**GIVEN TASK**. Copy the data that follows, character for character, minus the pictures.
···
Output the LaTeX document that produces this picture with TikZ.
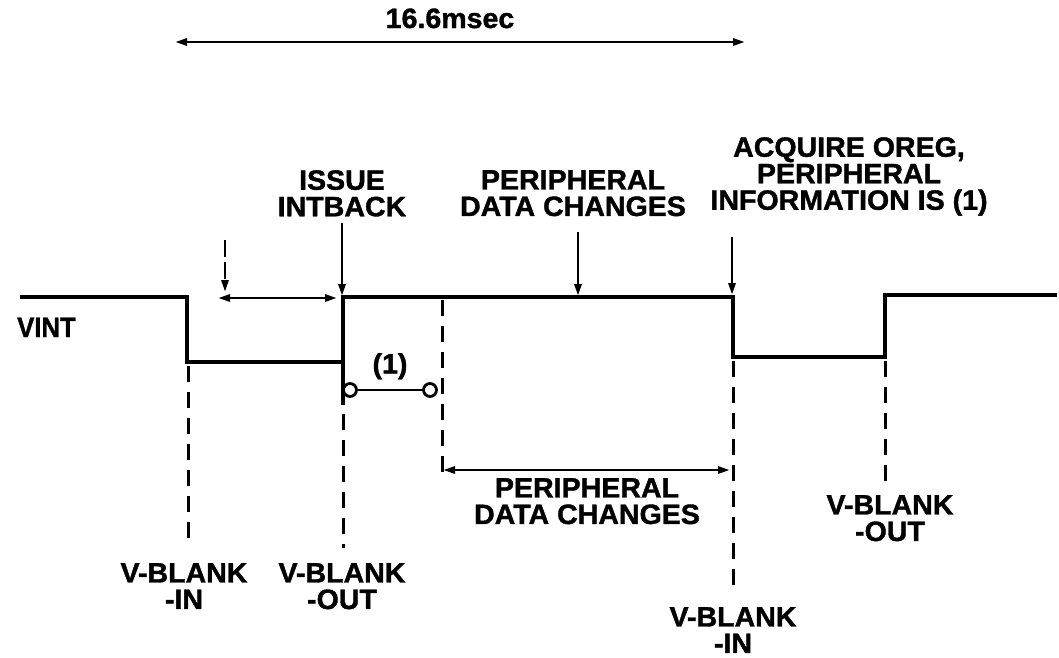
\documentclass[tikz,border=0pt]{standalone}
\usepackage{fontspec}
\setmainfont{Liberation Sans}[BoldFeatures={FakeBold=1.3,FakeStretch=1.02}]
\usetikzlibrary{arrows.meta}
\begin{document}
\begin{tikzpicture}[x=1pt,y=-1pt,
  lbl/.style={font=\fontsize{28}{26.5}\selectfont\bfseries, inner sep=0pt, align=center},
  wave/.style={line width=3.5pt, line join=miter},
  arr/.style={line width=2.8pt, -{Triangle[length=12pt,width=7pt]}},
  darr/.style={line width=2.8pt, {Triangle[length=12pt,width=7pt]}-{Triangle[length=12pt,width=7pt]}},
  guide/.style={line width=3pt, dash pattern=on 16pt off 10pt},
  pin/.style={circle, draw, line width=2.8pt, minimum size=13pt, inner sep=0pt, fill=white}]
\useasboundingbox (0,0) rectangle (1059,657);

% labels
\node[lbl, anchor=base] (period) at (450,28) {16.6msec};
\node[lbl, anchor=base west] (vint) at (17,337) {\scalebox{0.9}[1]{VINT}};
\node[lbl, anchor=north] (issue) at (342,170) {ISSUE\\INTBACK};
\node[lbl, anchor=north] (pdcTop) at (573,170) {PERIPHERAL\\DATA CHANGES};
\node[lbl, anchor=north] (acq) at (849,137) {ACQUIRE OREG,\\PERIPHERAL\\INFORMATION IS (1)};
\node[lbl, anchor=north] (one) at (390,353) {(1)};
\node[lbl, anchor=north] (pdcBot) at (587,478) {PERIPHERAL\\DATA CHANGES};
\node[lbl, anchor=north] (vbinA) at (184,563) {V-BLANK\\-IN};
\node[lbl, anchor=north] (vboutA) at (342,563) {V-BLANK\\-OUT};
\node[lbl, anchor=north] (vbinB) at (733,607) {V-BLANK\\-IN};
\node[lbl, anchor=north] (vboutB) at (890,495) {V-BLANK\\-OUT};

% waveform corners
\coordinate (w0) at (20,297);
\coordinate (w1) at (187,297);
\coordinate (w2) at (187,362);
\coordinate (w3) at (343,362);
\coordinate (w4) at (343,297);
\coordinate (w5) at (733,297);
\coordinate (w6) at (733,357);
\coordinate (w7) at (885,357);
\coordinate (w8) at (885,295);
\coordinate (w9) at (1057,295);
\draw[wave] (w0) -- (w1) -- (w2) -- (w3) -- (w4) -- (w5) -- (w6) -- (w7) -- (w8) -- (w9);

% period arrow
\coordinate (pL) at (175,42);
\coordinate (pR) at (745,42);
\draw[darr] (pL) -- (pR);

% dashed pointer and interval before INTBACK
\coordinate (dTop) at (225,240);
\coordinate (dBot) at (225,292);
\draw[arr, dash pattern=on 17pt off 5pt] (dTop) -- (dBot);
\coordinate (hL) at (218,298);
\coordinate (hR) at (337,298);
\draw[darr] (hL) -- (hR);

% event pointers
\coordinate (iTop) at (342,223);
\coordinate (iBot) at (342,296);
\draw[arr] (iTop) -- (iBot);
\coordinate (pdTop) at (578,232);
\coordinate (pdBot) at (578,296);
\draw[arr] (pdTop) -- (pdBot);
\coordinate (aTop) at (732,237);
\coordinate (aBot) at (732,295);
\draw[arr] (aTop) -- (aBot);

% (1) interval with pins
\coordinate (sA) at (343,362);
\coordinate (sB) at (343,405);
\draw[wave] (sA) -- (sB);
\node[pin] (c1) at (350,390) {};
\node[pin] (c2) at (430,390) {};
\draw[line width=2.5pt] (c1) -- (c2);

% vertical guides
\coordinate (g1a) at (188,366);
\coordinate (g1b) at (188,547);
\draw[guide] (g1a) -- (g1b);
\coordinate (g2a) at (343,414);
\coordinate (g2b) at (343,548);
\draw[guide] (g2a) -- (g2b);
\coordinate (g3a) at (442,300);
\coordinate (g3b) at (442,472);
\draw[guide] (g3a) -- (g3b);
\coordinate (g4a) at (733,361);
\coordinate (g4b) at (733,595);
\draw[guide] (g4a) -- (g4b);
\coordinate (g5a) at (885,361);
\coordinate (g5b) at (885,483);
\draw[guide] (g5a) -- (g5b);

% bottom interval
\coordinate (bL) at (443,470);
\coordinate (bR) at (730,470);
\draw[darr] (bL) -- (bR);
\end{tikzpicture}
\end{document}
···
**ANSWER TO THE PROBLEM**.
Output the LaTeX document that produces this picture with TikZ.
\documentclass[tikz,border=0pt]{standalone}
\usepackage{fontspec}
\setmainfont{Liberation Sans}[BoldFeatures={FakeBold=1.3,FakeStretch=1.02}]
\usetikzlibrary{arrows.meta}
\begin{document}
\begin{tikzpicture}[x=1pt,y=-1pt,
  lbl/.style={font=\fontsize{28}{26.5}\selectfont\bfseries, inner sep=0pt, align=center},
  wave/.style={line width=3.5pt, line join=miter},
  arr/.style={line width=2.8pt, -{Triangle[length=12pt,width=7pt]}},
  darr/.style={line width=2.8pt, {Triangle[length=12pt,width=7pt]}-{Triangle[length=12pt,width=7pt]}},
  guide/.style={line width=3pt, dash pattern=on 16pt off 10pt},
  pin/.style={circle, draw, line width=2.8pt, minimum size=13pt, inner sep=0pt, fill=white}]
\useasboundingbox (0,0) rectangle (1059,657);

% labels
\node[lbl, anchor=base] (period) at (450,28) {16.6msec};
\node[lbl, anchor=base west] (vint) at (17,337) {\scalebox{0.9}[1]{VINT}};
\node[lbl, anchor=north] (issue) at (342,170) {ISSUE\\INTBACK};
\node[lbl, anchor=north] (pdcTop) at (573,170) {PERIPHERAL\\DATA CHANGES};
\node[lbl, anchor=north] (acq) at (849,137) {ACQUIRE OREG,\\PERIPHERAL\\INFORMATION IS (1)};
\node[lbl, anchor=north] (one) at (390,353) {(1)};
\node[lbl, anchor=north] (pdcBot) at (587,478) {PERIPHERAL\\DATA CHANGES};
\node[lbl, anchor=north] (vbinA) at (184,563) {V-BLANK\\-IN};
\node[lbl, anchor=north] (vboutA) at (342,563) {V-BLANK\\-OUT};
\node[lbl, anchor=north] (vbinB) at (733,607) {V-BLANK\\-IN};
\node[lbl, anchor=north] (vboutB) at (890,495) {V-BLANK\\-OUT};

% waveform corners
\coordinate (w0) at (20,297);
\coordinate (w1) at (187,297);
\coordinate (w2) at (187,362);
\coordinate (w3) at (343,362);
\coordinate (w4) at (343,297);
\coordinate (w5) at (733,297);
\coordinate (w6) at (733,357);
\coordinate (w7) at (885,357);
\coordinate (w8) at (885,295);
\coordinate (w9) at (1057,295);
\draw[wave] (w0) -- (w1) -- (w2) -- (w3) -- (w4) -- (w5) -- (w6) -- (w7) -- (w8) -- (w9);

% period arrow
\coordinate (pL) at (175,42);
\coordinate (pR) at (745,42);
\draw[darr] (pL) -- (pR);

% dashed pointer and interval before INTBACK
\coordinate (dTop) at (225,240);
\coordinate (dBot) at (225,292);
\draw[arr, dash pattern=on 17pt off 5pt] (dTop) -- (dBot);
\coordinate (hL) at (218,298);
\coordinate (hR) at (337,298);
\draw[darr] (hL) -- (hR);

% event pointers
\coordinate (iTop) at (342,223);
\coordinate (iBot) at (342,296);
\draw[arr] (iTop) -- (iBot);
\coordinate (pdTop) at (578,232);
\coordinate (pdBot) at (578,296);
\draw[arr] (pdTop) -- (pdBot);
\coordinate (aTop) at (732,237);
\coordinate (aBot) at (732,295);
\draw[arr] (aTop) -- (aBot);

% (1) interval with pins
\coordinate (sA) at (343,362);
\coordinate (sB) at (343,405);
\draw[wave] (sA) -- (sB);
\node[pin] (c1) at (350,390) {};
\node[pin] (c2) at (430,390) {};
\draw[line width=2.5pt] (c1) -- (c2);

% vertical guides
\coordinate (g1a) at (188,366);
\coordinate (g1b) at (188,547);
\draw[guide] (g1a) -- (g1b);
\coordinate (g2a) at (343,414);
\coordinate (g2b) at (343,548);
\draw[guide] (g2a) -- (g2b);
\coordinate (g3a) at (442,300);
\coordinate (g3b) at (442,472);
\draw[guide] (g3a) -- (g3b);
\coordinate (g4a) at (733,361);
\coordinate (g4b) at (733,595);
\draw[guide] (g4a) -- (g4b);
\coordinate (g5a) at (885,361);
\coordinate (g5b) at (885,483);
\draw[guide] (g5a) -- (g5b);

% bottom interval
\coordinate (bL) at (443,470);
\coordinate (bR) at (730,470);
\draw[darr] (bL) -- (bR);
\end{tikzpicture}
\end{document}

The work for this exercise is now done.